Los Angeles (USA) – IBM è la prima multinazionale dell’alta tecnologia che prende le distanze dalle tecniche di identificazione genetica : “Sono informazioni che non hanno niente a che vedere con ciò che fai, ciò che riesci a fare, quale lavoro puoi fare o semplicemente quanto vali all’interno di un gruppo”, sostiene fermamente Harriet Pearson, dirigente ai vertici dell’azienda che impiega oltre 300mila persone in tutto il mondo.
Negli ultimi anni IBM, in linea con una tendenza generale del mondo IT, ha contribuito attivamente alla nascita di un mercato tecnologico nel settore dell’identificazione biometrica e vieppiù “genometrica”, come testimonia il programma di ricerca Genographic Project . Lo sviluppo di strumenti informatici per la gestione delle informazioni genetiche rimane comunque uno dei campi di ricerca più importanti per i laboratori IBM. “Ci siamo, ormai”, afferma Pearson, “e la sanità è pronta a muoversi verso questa direzione: raccogliere ed utilizzare dati genetici”.
Le speculazioni dell’industria IT sono volte al mercato delle assicurazioni e degli strumenti di assistenza sanitaria . Un profilo genetico di un individuo potrebbe massimizzare ed addirittura inibire certe forme previdenziali, nell’interesse dei datori di lavoro e delle stesse agenzie che stipulano polizze assicurative.
Importanti segnali che presagiscono questo sconcertante futuro, puntellato di enigmi ed interrogativi, provengono dalla lontana Australia, dove il governo ed alcuni enti privati hanno finanziato un progetto di ricerca biomedico basato sull’ archiviazione di frammenti di DNA .
Gli Stati Uniti, promotori della biometria a livello transnazionale, stanno considerando proprio in questi giorni una nuova legge per la tutela del patrimonio genetico personale : fino ad oggi il panorama globale non ha alcun quadro di riferimento giuridico ed istituzionale in grado di delineare eventuali limiti del matrimonio tra DNA ed identificazione individuale.
Il problema più grande, come sostengono molti esperti di diritto e bioetica statunitensi, è che le aziende “potrebbero abusare della genomica contro i propri dipendenti”. Arthur Caplan, direttore del Centro di studi Bioetici dell’ Università della Pennsylvania , è dell’opinione che le nuove tecnologie possono dare inizio all’era della rivoluzione genomica , ma “fin quando non esisteranno norme istituzionali e politiche precise, garanzie e sicurezze, è bene che i soggetti privati si impegnino per rassicurare la popolazione”.
Big Blue, facendo riferimento ad un approccio etico alla questione , delicatissima ed attualissima, ha promesso che non utilizzerà mai queste tecnologie per schedare, identificare e selezionare gli aspiranti impiegati.
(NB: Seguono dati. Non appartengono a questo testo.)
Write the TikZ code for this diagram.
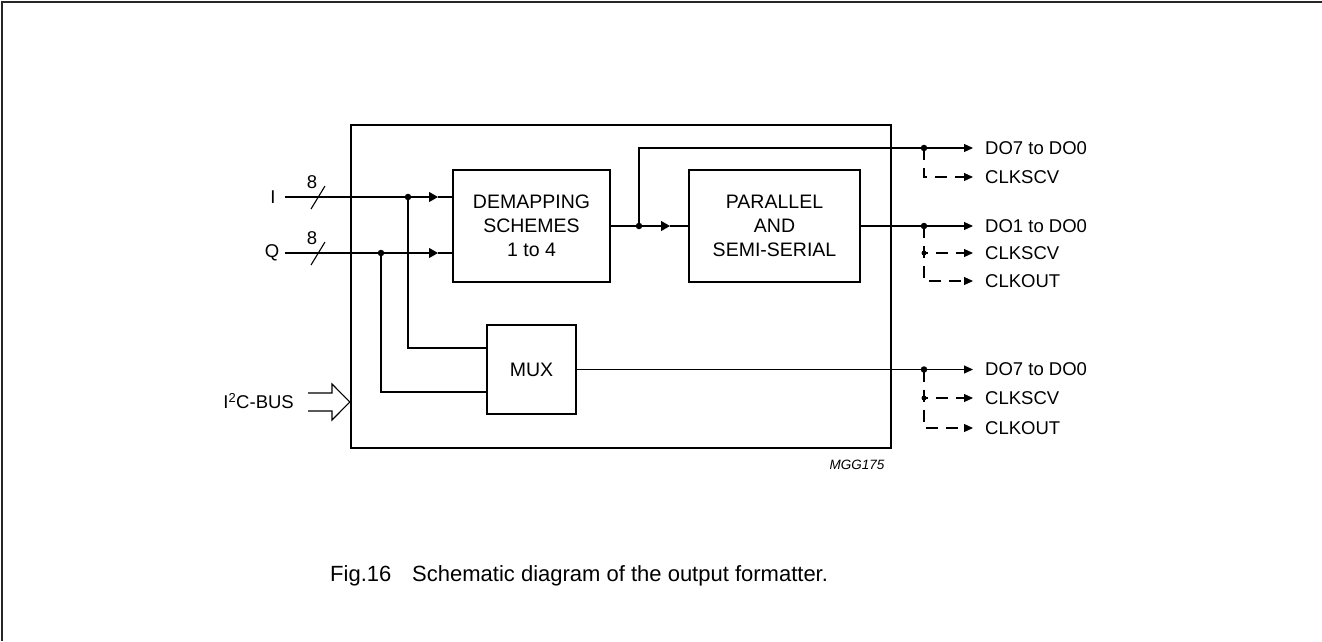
\documentclass[tikz,border=0pt]{standalone}
\usepackage{fontspec}
\setmainfont{Liberation Sans}
\usetikzlibrary{arrows.meta, positioning}

\begin{document}
\begin{tikzpicture}[x=1pt, y=-1pt,
    blk/.style={draw, line width=2.2pt, inner sep=0pt, align=center,
      font=\fontsize{19.5}{24}\selectfont},
    lbl/.style={inner sep=0pt, font=\fontsize{18.5}{22}\selectfont},
    wire/.style={line width=1.1pt},
    flow/.style={wire, -{Triangle[length=9pt,width=10pt]}},
    outp/.style={wire, -{Triangle[length=9pt,width=8pt]}},
    clk/.style={outp, dash pattern=on 12pt off 8pt},
    jn/.style={circle, fill, inner sep=0pt, minimum size=6.5pt}
  ]
  \useasboundingbox (0,0) rectangle (1322,641);
  \draw[line width=2pt, black!85] (2,641) -- (2,2) -- (1322,2);

  % chip and blocks
  \node[blk, minimum width=540pt, minimum height=323pt] (chip) at (621,286.5) {};
  \node[blk, minimum width=157pt, minimum height=112pt] (demap) at (531.5,226)
    {DEMAPPING\\SCHEMES\\1 to 4};
  \node[blk, minimum width=171pt, minimum height=112pt] (para) at (774.5,226)
    {PARALLEL\\AND\\SEMI-SERIAL};
  \node[blk, minimum width=89pt, minimum height=89pt] (mux) at (531.5,369.5) {MUX};

  % inputs
  \node[lbl] (ilab) at (273,197) {I};
  \node[lbl] (qlab) at (272,253) {Q};
  \coordinate (iin) at (285,197);
  \coordinate (qin) at (285,253);
  \coordinate (itip) at (438,197);
  \coordinate (qtip) at (438,253);
  \node[jn] (idot) at (408,197) {};
  \node[jn] (qdot) at (381,253) {};

  \draw[flow] (iin) -- (itip);
  \draw[wire] (itip) -- (demap.west |- itip);
  \draw[flow] (qin) -- (qtip);
  \draw[wire] (qtip) -- (demap.west |- qtip);

  \draw[wire] (311,209) -- (325,186);
  \node[lbl] (ibus) at (312,182) {8};
  \draw[wire] (311,265) -- (325,242);
  \node[lbl] (qbus) at (312,238) {8};

  \draw[wire] (idot.center) |- ([yshift=21.5pt]mux.west);
  \draw[wire] (qdot.center) |- ([yshift=-22.5pt]mux.west);

  % demapping to parallel
  \node[jn] (ddot) at (639,226) {};
  \coordinate (dtip) at (670,226);
  \draw[wire] (demap.east) -- (ddot);
  \draw[flow] (ddot.center) -- (dtip);
  \draw[wire] (dtip) -- (para.west);

  % outputs
  \node[lbl, anchor=west] (o1) at (985,148) {DO7 to DO0};
  \node[lbl, anchor=west] (o1c) at (985,177) {CLKSCV};
  \node[lbl, anchor=west] (o2) at (985,226) {DO1 to DO0};
  \node[lbl, anchor=west] (o2c) at (985,253) {CLKSCV};
  \node[lbl, anchor=west] (o2o) at (985,281) {CLKOUT};
  \node[lbl, anchor=west] (o3) at (985,369.5) {DO7 to DO0};
  \node[lbl, anchor=west] (o3c) at (985,398) {CLKSCV};
  \node[lbl, anchor=west] (o3o) at (985,428) {CLKOUT};

  \node[jn] (j1) at (924,148) {};
  \node[jn] (j2) at (924,226) {};
  \node[jn] (j3) at (924,369.5) {};
  \node[jn, minimum size=5pt] (j2c) at (924,253) {};
  \node[jn, minimum size=5pt] (j3c) at (924,398) {};

  \draw[outp] (ddot.center) |- (j1.center) -- ([xshift=-12pt]o1.west);
  \draw[clk] (j1.center) |- ([xshift=-12pt]o1c.west);

  \draw[outp] (para.east) -- ([xshift=-12pt]o2.west);
  \draw[clk] (j2.center) |- ([xshift=-12pt]o2o.west);
  \draw[clk, dash phase=8pt] (j2c.center) -- ([xshift=-12pt]o2c.west);

  \draw[outp] (mux.east) -- ([xshift=-12pt]o3.west);
  \draw[clk] (j3.center) |- ([xshift=-12pt]o3o.west);
  \draw[clk, dash phase=8pt] (j3c.center) -- ([xshift=-12pt]o3c.west);

  % serial bus
  \node[lbl, anchor=east] (i2c) at (294,401) {I\textsuperscript{2}C-BUS};
  \draw[wire] (308,393) -- (332,393) -- (332,384) -- (chip.west |- 0,402)
    -- (332,420) -- (332,411) -- (308,411);

  \node[inner sep=0pt, font=\itshape\fontsize{13.5}{15}\selectfont] (code) at (857,465) {MGG175};
  \node[lbl, anchor=west, font=\fontsize{22}{26}\selectfont] (cap) at (330,576)
    {Fig.16\hspace{0.95em}Schematic diagram of the output formatter.};
\end{tikzpicture}
\end{document}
Il testimone per l’insolito ed importante giuramento pubblico è il prestigioso quotidiano New York Times : “Le informazioni personali e sensibili ottenibili dal corredo genetico”, continua Pearson, “sono troppo delicate perché si possono cambiare in alcun modo”. Come a dire, cioè, che la cautela nella loro gestione deve essere massima.